A long-term, visualization-heavy approach yields durable learning outcomes by continually revisiting core ideas through varied contexts. Start units with a shared language for describing transformations, such as movement, reflection, or reorientation of sentence parts. Revisit previously learned operations as you introduce more complex structures—reported speech, modifiers, and complex clauses—so students see connections rather than isolated rules. Encourage students to keep visual notebooks or digital sketches of sentences and their transformations, which serve as personal reference guides. Periodic reflective prompts invite learners to articulate what they still find tricky and how they will tackle those challenges.

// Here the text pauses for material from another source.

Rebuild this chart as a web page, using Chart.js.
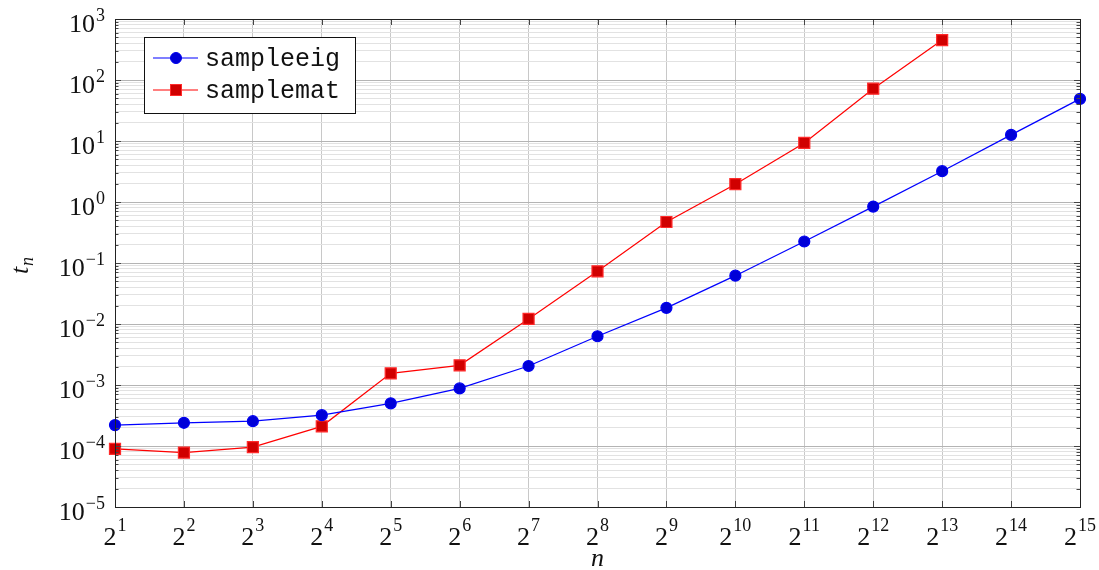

The evergreen promise of visualization and hands-on activities is that learners become adaptable, flexible language users. By anchoring grammar in tangible representations and collaborative exploration, instructors cultivate mental models that help students predict, justify, and articulate their choices. The classroom becomes a laboratory where hypotheses are tested through concrete actions, visuals, and discourse. Over time, learners internalize a toolbox of transformational moves and gain confidence in deploying them across speaking, writing, and comprehension tasks. This approach not only clarifies theory but also elevates students’ ability to convey nuance with precision and impact.